__PROBLEM DESCRIPTION__.
Give every line back verbatim, dropping all images.

__PROVIDED MATERIAL__.

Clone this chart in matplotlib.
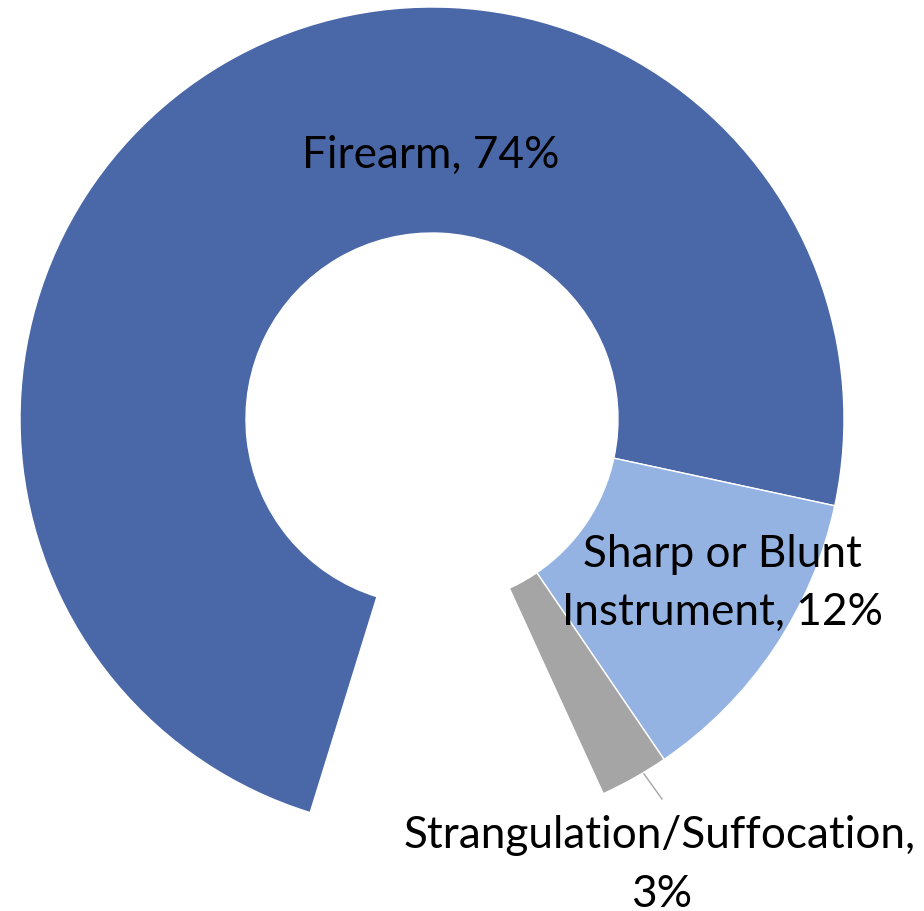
import matplotlib
matplotlib.use("Agg")
import matplotlib.pyplot as plt

# data (hidden remainder keeps the gap at the bottom)
causes = ["Firearm", "Sharp or Blunt Instrument", "Strangulation/Suffocation", ""]
shares = [73.6, 12.1, 2.7, 11.6]
colors = ["#4A67A8", "#95B3E2", "#A5A5A5", "none"]

W, H = 924, 912
fig = plt.figure(figsize=(W / 100, H / 100), dpi=100)
ax = fig.add_axes([0, 0, 1, 1])

cx, cy, R, r = 432, H - 420, 412, 186
wedges, _ = ax.pie(shares, colors=colors, radius=R, center=(cx, cy),
                   startangle=252.8, counterclock=False, frame=True,
                   wedgeprops=dict(width=R - r, edgecolor="white", linewidth=1))
wedges[-1].set_edgecolor("none")
ax.set_xlim(0, W)
ax.set_ylim(0, H)
ax.set_aspect("equal")
ax.axis("off")

fs = 31.8
font = "Lato"
pct = [f"{round(s)}%" for s in shares]

# label lines: (text, x, baseline y in image pixels)
lines = [
    (f"{causes[0]}, {pct[0]}", 431, 168),
    ("Sharp or Blunt", 722, 567),
    (f"Instrument, {pct[1]}", 723, 625),
    (f"{causes[2]},", 660, 848),
    (pct[2], 662, 907),
]
for txt, x, y in lines:
    ax.text(x, H - y, txt, ha="center", va="baseline", fontsize=fs, family=font)

ax.plot([644, 662], [H - 775, H - 800], color="#A5A5A5", lw=1)

fig.savefig("out.png", dpi=100)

__SOLUTION__.
Clone this chart in matplotlib.
import matplotlib
matplotlib.use("Agg")
import matplotlib.pyplot as plt

# data (hidden remainder keeps the gap at the bottom)
causes = ["Firearm", "Sharp or Blunt Instrument", "Strangulation/Suffocation", ""]
shares = [73.6, 12.1, 2.7, 11.6]
colors = ["#4A67A8", "#95B3E2", "#A5A5A5", "none"]

W, H = 924, 912
fig = plt.figure(figsize=(W / 100, H / 100), dpi=100)
ax = fig.add_axes([0, 0, 1, 1])

cx, cy, R, r = 432, H - 420, 412, 186
wedges, _ = ax.pie(shares, colors=colors, radius=R, center=(cx, cy),
                   startangle=252.8, counterclock=False, frame=True,
                   wedgeprops=dict(width=R - r, edgecolor="white", linewidth=1))
wedges[-1].set_edgecolor("none")
ax.set_xlim(0, W)
ax.set_ylim(0, H)
ax.set_aspect("equal")
ax.axis("off")

fs = 31.8
font = "Lato"
pct = [f"{round(s)}%" for s in shares]

# label lines: (text, x, baseline y in image pixels)
lines = [
    (f"{causes[0]}, {pct[0]}", 431, 168),
    ("Sharp or Blunt", 722, 567),
    (f"Instrument, {pct[1]}", 723, 625),
    (f"{causes[2]},", 660, 848),
    (pct[2], 662, 907),
]
for txt, x, y in lines:
    ax.text(x, H - y, txt, ha="center", va="baseline", fontsize=fs, family=font)

ax.plot([644, 662], [H - 775, H - 800], color="#A5A5A5", lw=1)

fig.savefig("out.png", dpi=100)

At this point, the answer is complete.